Rankiem ze zliczenia wyszło nam, że za pół godziny wyjdziemy na „Byczy Łeb”,
czyli Beachy Head. Ale mijała godzina za godziną, już od pewnego czasu
płynęliśmy po lądzie, który wszelako był niewidoczny. Minęła jeszcze godzina
i przy żwawej czwórce z SW, ktoś przytomnie spojrzał za rufę i naiwnie
zapytał „A co to za pała sterczy za nami?” Przez lornetkę pała okazała się
być latarnią Eddystone Rock, przed wejściem do Plymouth. Przez noc i pól dnia
prądy wypchnęły nas przynajmniej dziesięć mil morskich na S, i cofnęły o
dobrych piętnaście na E! Cała nasza wiedza nawigacyjno - zliczeniowa okazała
się być do kitu, no ale jednak trafiliśmy i pięknym baksztagiem „Conrad”
wpadł na redę Plymoucką. Ołowianka wykazała nie więcej jak dziesięć metrów i
dno muliste, toteż rzuciliśmy kotwicę. |
Z
głębi portu wyprysnęła kierując się wyraźnie w naszą stronę duża, szara
motorówka. Ogarnęły nas złe przeczucia, Anglicy okazali się czujniejsi, niż
bałaganiarskie Żabojady, i zaraz nas wywalą z portu. Obawy potwierdzała
elegancko ubrana postać ugalonowanego oficera, stojącego na mostku. Biała
czapa z kapustą, białe rękawiczki i szpadą u boku nie wróżyła nic dobrego.
Wywiesiliśmy obijacze, ale motorówka stanęła zgrabnie longside,
przytrzymywana na bosakach przez marynarzy na dziobie i rufie.
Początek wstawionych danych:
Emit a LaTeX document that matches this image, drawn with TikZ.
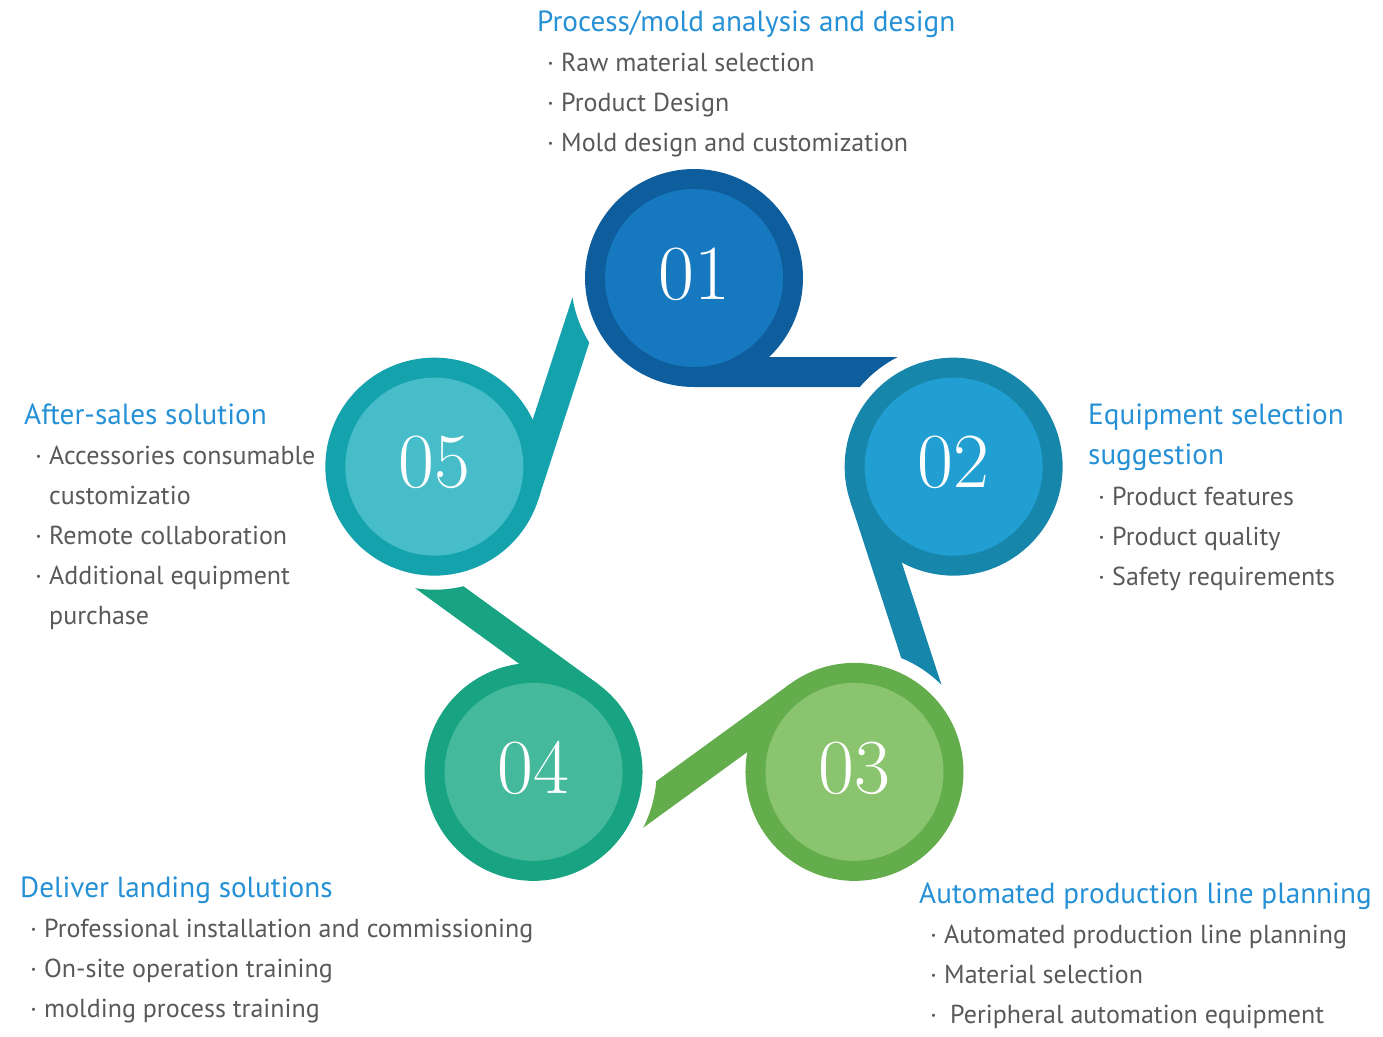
\documentclass[tikz,border=0pt]{standalone}
\usepackage{fontspec}
\newfontfamily\txtfont{PT Sans}
\definecolor{ringA}{HTML}{0E5E9E}
\definecolor{fillA}{HTML}{1679C0}
\definecolor{ringB}{HTML}{1786AB}
\definecolor{fillB}{HTML}{219FD3}
\definecolor{ringC}{HTML}{63AD4C}
\definecolor{fillC}{HTML}{8AC46E}
\definecolor{ringD}{HTML}{18A482}
\definecolor{fillD}{HTML}{45B99C}
\definecolor{ringE}{HTML}{14A2AD}
\definecolor{fillE}{HTML}{47BDC9}
\definecolor{headblue}{HTML}{2590D6}
\definecolor{bodygray}{HTML}{595959}
\tikzset{
  head/.style={anchor=base west, inner sep=0pt, text=headblue, font=\txtfont\fontsize{29.2}{32}\selectfont},
  item/.style={anchor=base west, inner sep=0pt, text=bodygray, font=\txtfont\fontsize{26}{30}\selectfont},
  num/.style={inner sep=0pt, text=white, font=\fontsize{78}{80}\selectfont},
  outerdisc/.style={circle, inner sep=0pt, minimum size=218pt},
  innerdisc/.style={circle, inner sep=0pt, minimum size=178pt},
}
\newcommand{\bul}{\makebox[14pt][l]{·}}
\begin{document}
\begin{tikzpicture}[x=1pt,y=-1pt]
\useasboundingbox (0,0) rectangle (1383,1036);
\foreach \k/\rc/\fc/\lab in {0/ringA/fillA/01, 1/ringB/fillB/02, 2/ringC/fillC/03, 3/ringD/fillD/04, 4/ringE/fillE/05}{
  \begin{scope}[rotate around={-72*\k:(694,551)}]
    \fill[\rc] (694,387) -- (859.8,387) arc[start angle=-139.67, end angle=-117.0, radius=123] -- (694,357) -- cycle;
    \node[outerdisc, fill=\rc] (c\k) at (694,278) {};
    \node[innerdisc, fill=\fc] (d\k) at (c\k.center) {};
  \end{scope}
  \node[num] (n\k) at ([yshift=4pt]c\k.center) {\lab};
}
% block 1
\node[head] (h1) at (537,31) {Process/mold analysis and design};
\node[item] (i11) at (547,71) {\bul Raw material selection};
\node[item] (i12) at (547,111) {\bul Product Design};
\node[item] (i13) at (547,151) {\bul Mold design and customization};
% block 2
\node[head] (h2a) at (1088,424) {Equipment selection};
\node[head] (h2b) at (1088,464) {suggestion};
\node[item] (i21) at (1098,505) {\bul Product features};
\node[item] (i22) at (1098,545) {\bul Product quality};
\node[item] (i23) at (1098,585) {\bul Safety requirements};
% block 3
\node[head] (h3) at (919,903) {Automated production line planning};
\node[item] (i31) at (930,943) {\bul Automated production line planning};
\node[item] (i32) at (930,983) {\bul Material selection};
\node[item] (i33) at (930,1023) {\makebox[20pt][l]{·}Peripheral automation equipment};
% block 4
\node[head] (h4) at (20,897) {Deliver landing solutions};
\node[item] (i41) at (30,937) {\bul Professional installation and commissioning};
\node[item] (i42) at (30,977) {\bul On-site operation training};
\node[item] (i43) at (30,1017) {\bul molding process training};
% block 5
\node[head] (h5) at (24,424) {After-sales solution};
\node[item] (i51) at (35,464) {\bul Accessories consumable};
\node[item] (i52) at (49,504) {customizatio};
\node[item] (i53) at (35,544) {\bul Remote collaboration};
\node[item] (i54) at (35,584) {\bul Additional equipment};
\node[item] (i55) at (49,624) {purchase};
\end{tikzpicture}
\end{document}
Oficer
wkroczył na nasz pokład, a Kapitan zaprosił go szerokim ruchem ręki do messy,
gdzie na stole leżał już nasz dziennik pokładowy, lista załogi i komplet
„Yachtsmen Boks”. |
Oficer
zszedł zgrabnie po stromej zejściówce, i nawet nie zaczepił się szpadą.
Usiadł za stołem, i nie spojrzawszy na papierzyska powiedział: |
„Royal
Navy ma przyjemność powitać Panów i w jej imieniu pytam, w czym możemy Panom
pomóc” |
To była bomba! Jasio błyskawicznie podał na stół
przygotowane kanapki, wjechało pół litra i popitek i atmosfera zrobiła się z
miejsca szalenie przyjemna. Każdy, który znał nieco język Szekspira,
opowiadał o naszej wyprawie, jachcie, jego nazwie (niestety oficer nie
wykazał się głęboką znajomością literatury angielskiej i stąd „Joseph Conrad”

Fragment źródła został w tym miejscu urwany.